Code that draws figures
>>>

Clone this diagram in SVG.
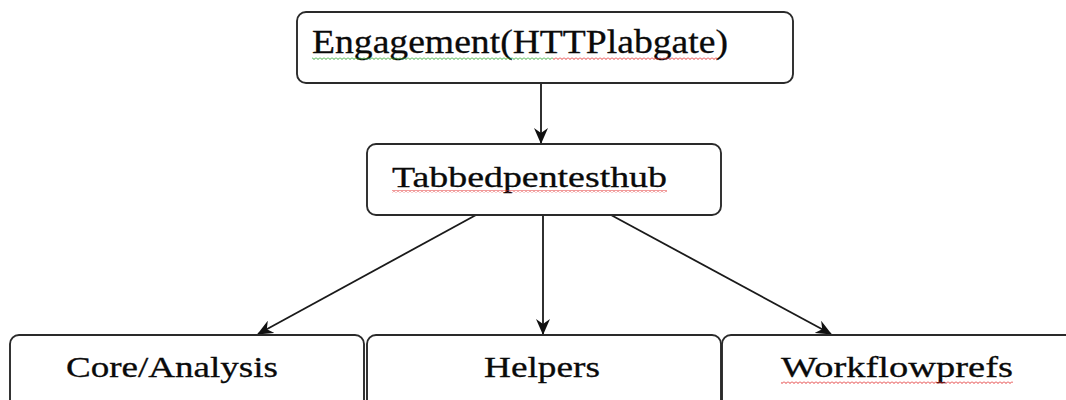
<svg xmlns="http://www.w3.org/2000/svg" width="1066" height="400" viewBox="0 0 1066 400">
<style>
.box{fill:#fff;stroke:#2a2a2a;stroke-width:1.9}
.lbl{font-family:"Liberation Serif","Times New Roman",serif;fill:#0a0a0a;stroke:#0a0a0a;stroke-width:0.3}
.edge{stroke:#1a1a1a;stroke-width:1.8;fill:none}
</style>
<defs>
<marker id="arr" markerWidth="16" markerHeight="14" refX="15" refY="7" orient="auto" markerUnits="userSpaceOnUse">
<path d="M0,0 L16,7 L0,14 L5,7 Z" fill="#111"/>
</marker>
<pattern id="wr" width="4" height="3" patternUnits="userSpaceOnUse">
<path d="M0 0.5 L2 2.5 L4 0.5" fill="none" stroke="#e02020" stroke-width="0.9"/>
</pattern>
<pattern id="wg" width="4" height="3" patternUnits="userSpaceOnUse">
<path d="M0 0.5 L2 2.5 L4 0.5" fill="none" stroke="#20a020" stroke-width="0.9"/>
</pattern>
</defs>
<rect width="1066" height="400" fill="#fff"/>
<g id="connectors">
<line class="edge" x1="541" y1="83" x2="541" y2="143" marker-end="url(#arr)"/>
<line class="edge" x1="543" y1="215" x2="543" y2="334" marker-end="url(#arr)"/>
<line class="edge" x1="476" y1="215" x2="258" y2="334" marker-end="url(#arr)"/>
<line class="edge" x1="611" y1="215" x2="831" y2="334" marker-end="url(#arr)"/>
</g>
<g id="node-engagement">
<rect class="box" x="297" y="12" width="496" height="71" rx="9"/>
<text class="lbl" x="312" y="53" font-size="34" textLength="416" lengthAdjust="spacingAndGlyphs">Engagement(HTTPlabgate)</text>
<rect x="312" y="57" width="241" height="3" fill="url(#wg)"/>
<rect x="553" y="57" width="165" height="3" fill="url(#wr)"/>
</g>
<g id="node-hub">
<rect class="box" x="367" y="144" width="354" height="71" rx="9"/>
<text class="lbl" x="392" y="187" font-size="30" textLength="275" lengthAdjust="spacingAndGlyphs">Tabbedpentesthub</text>
<rect x="392" y="190" width="275" height="3" fill="url(#wr)"/>
</g>
<g id="node-core">
<rect class="box" x="10" y="335" width="354" height="80" rx="9"/>
<text class="lbl" x="66" y="377" font-size="30" textLength="212" lengthAdjust="spacingAndGlyphs">Core/Analysis</text>
</g>
<g id="node-helpers">
<rect class="box" x="367" y="335" width="354" height="80" rx="9"/>
<text class="lbl" x="484" y="377" font-size="30" textLength="116" lengthAdjust="spacingAndGlyphs">Helpers</text>
</g>
<g id="node-workflow">
<rect class="box" x="722" y="335" width="360" height="80" rx="9"/>
<text class="lbl" x="781" y="377" font-size="30" textLength="232" lengthAdjust="spacingAndGlyphs">Workflowprefs</text>
<rect x="781" y="381" width="232" height="3" fill="url(#wr)"/>
</g>
</svg>
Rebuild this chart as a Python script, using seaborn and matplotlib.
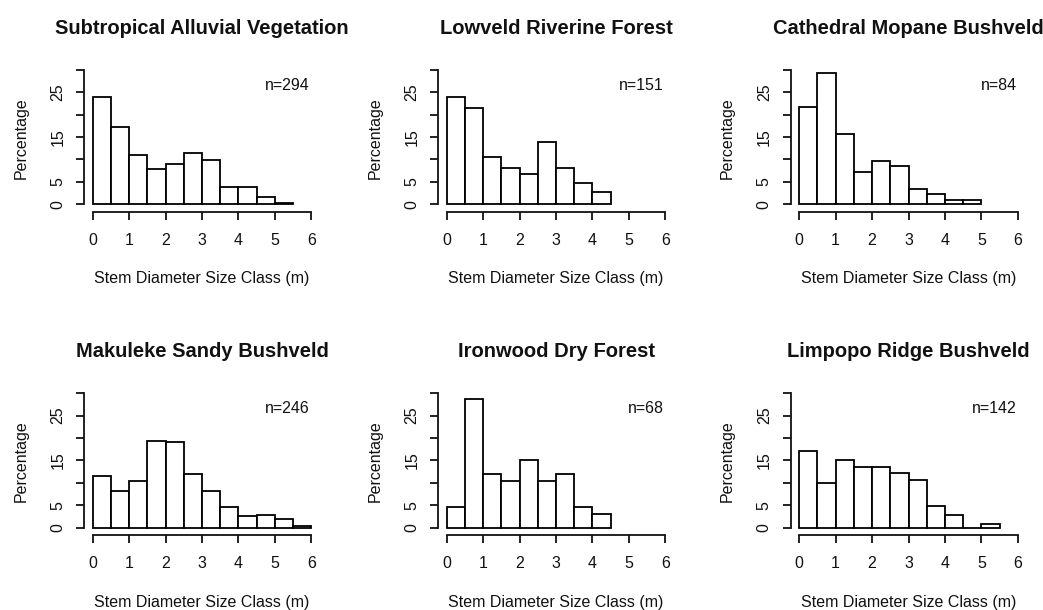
import numpy as np
import pandas as pd
import matplotlib
matplotlib.use("Agg")
import matplotlib.pyplot as plt
import seaborn as sns

# ---- data (percentages per 0.5 m size class, starting at 0) ----
titles = ["Subtropical Alluvial Vegetation", "Lowveld Riverine Forest",
          "Cathedral Mopane Bushveld", "Makuleke Sandy Bushveld",
          "Ironwood Dry Forest", "Limpopo Ridge Bushveld"]
n_labels = ["n=294", "n=151", "n=84", "n=246", "n=68", "n=142"]
sav = [24.0, 17.3, 10.9, 7.8, 8.9, 11.5, 9.9, 3.8, 3.8, 1.7, 0.3]
lrf = [24.0, 21.4, 10.6, 8.1, 6.8, 14.0, 8.1, 4.8, 2.7]
cmb = [21.7, 29.2, 15.6, 7.1, 9.6, 8.5, 3.4, 2.4, 1.0, 1.0]
msb = [11.6, 8.1, 10.3, 19.3, 19.1, 11.9, 8.1, 4.5, 2.5, 2.8, 2.0, 0.4]
idf = [4.5, 28.6, 11.9, 10.5, 15.0, 10.5, 11.9, 4.5, 3.0]
lrb = [17.0, 9.9, 15.0, 13.5, 13.5, 12.2, 10.6, 4.8, 2.8, 0.0, 0.7]
series = [sav, lrf, cmb, msb, idf, lrb]
bin_width = 0.5
x_ticks = [0, 1, 2, 3, 4, 5, 6]
y_ticks = [0, 5, 10, 15, 20, 25, 30]
y_ticklabels = ["0", "5", "", "15", "", "25", ""]
xlabel = "Stem Diameter Size Class (m)"
ylabel = "Percentage"

sns.set_style("ticks")
plt.rcParams["font.family"] = ["Liberation Sans", "DejaVu Sans"]
plt.rcParams["text.color"] = "#111111"
plt.rcParams["axes.labelcolor"] = "#111111"
plt.rcParams["xtick.color"] = "#111111"
plt.rcParams["ytick.color"] = "#111111"

W, H = 1043, 610
fig = plt.figure(figsize=(W / 100, H / 100), dpi=100)

col_left = [84, 438, 790.5]
col_width = 236
row_bottom = [211.7, 535.0]
ax_h = 147.2

for i, vals in enumerate(series):
    r, c = divmod(i, 3)
    ax = fig.add_axes([col_left[c] / W, 1 - row_bottom[r] / H, col_width / W, ax_h / H])
    nb = len(vals)
    mids = (np.arange(nb) + 0.5) * bin_width
    df = pd.DataFrame({"size": mids, "pct": vals})
    sns.histplot(data=df, x="size", weights="pct", binwidth=bin_width,
                 binrange=(0, nb * bin_width), stat="count",
                 color="white", edgecolor="black", linewidth=1.3, alpha=1, ax=ax)
    ax.set_xlim(-0.24, 6.24)
    ax.set_ylim(-1.65, 31.2)
    for s in ["top", "right"]:
        ax.spines[s].set_visible(False)
    ax.spines["left"].set_bounds(0, 30)
    ax.spines["bottom"].set_bounds(0, 6)
    for s in ["left", "bottom"]:
        ax.spines[s].set_linewidth(1.3)
        ax.spines[s].set_color("#111111")
    ax.set_xticks(x_ticks)
    ax.set_xticklabels([str(t) for t in x_ticks])
    ax.set_yticks(y_ticks)
    ax.set_yticklabels(y_ticklabels, rotation=90, va="center")
    ax.tick_params(axis="both", length=5.5, width=1.3, labelsize=11.5,
                   direction="out", bottom=True, left=True)
    ax.tick_params(axis="x", pad=9.5)
    ax.tick_params(axis="y", pad=8)
    ax.set_xlabel(xlabel, fontsize=11.5)
    ax.xaxis.set_label_coords(0.5, -0.405)
    ax.set_ylabel(ylabel, fontsize=11.5)
    ax.yaxis.set_label_coords(-0.235, 0.5)
    ax.set_title(titles[i], fontsize=14.5, fontweight="bold", pad=22)
    ax.text(5.97, 26.6, n_labels[i], ha="right", va="center", fontsize=11.5)

fig.savefig("out.png", dpi=100, facecolor="white")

<<<

- Task description -
Identify how many lines in the entries above contain the word "this" and provide only that figure.

- Response to the task -
2